After a few years of this, the police caught on and started hiring Persian speakers to help them snag these criminals. Iranians gradually changed their tactics, and in the late 80s, instead of selling drugs directly in the streets, they started using mobile phones [which arrived quite early in Japan compared to the rest of the world] and exchanging numbers with clients. The customer would then call their number, and thanks to a call forwarding system, the call would be forwarded to yet another number. Someone would take the order, and send a different team to deliver the drugs.
"Some dealers' phones were worth up to 300,000 dollars"
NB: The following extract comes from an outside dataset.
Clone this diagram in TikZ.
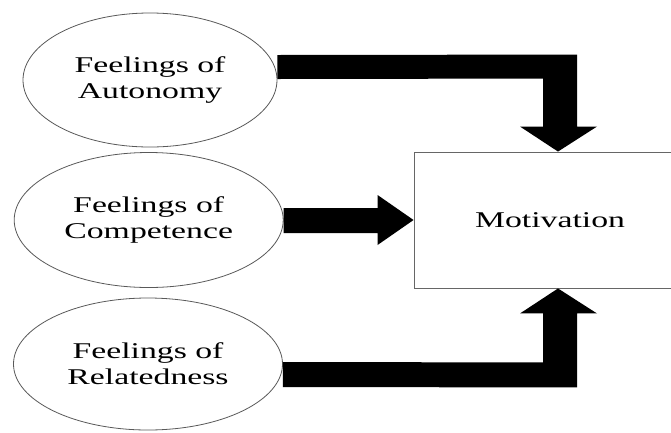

These phones become very valuable. They would often be sold between Iranians. A phone’s worth was calculated with this formula: the number of customers who used it times the number of calls per day times 9,000 US dollars. Some phones were worth up to 300,000 dollars. Fights often broke out because dealers stole phones from one another.
Parks were the main place for finding customers. One day a strange thing happened: the police released a report about how Harajuku park in Tokyo had became a hotspot for Iranian drug dealers, and this worked as a sort of advertisement. Suddenly lots of customers flooded the park, but also other drug dealers. A war broke out between Iranian dealers and dealers from other nationalities. In the end, they divided up the park.
Over the years, Iranians’ implication in the drug trade has decreased, as police have arrested many people. [According to FRANCE 24’s police source, there are currently about 500 Iranians in Japanese jails]. It’s also became a lot more difficult to enter Japan. Some of those who made it rich have since gone back to Iran, or left for other countries.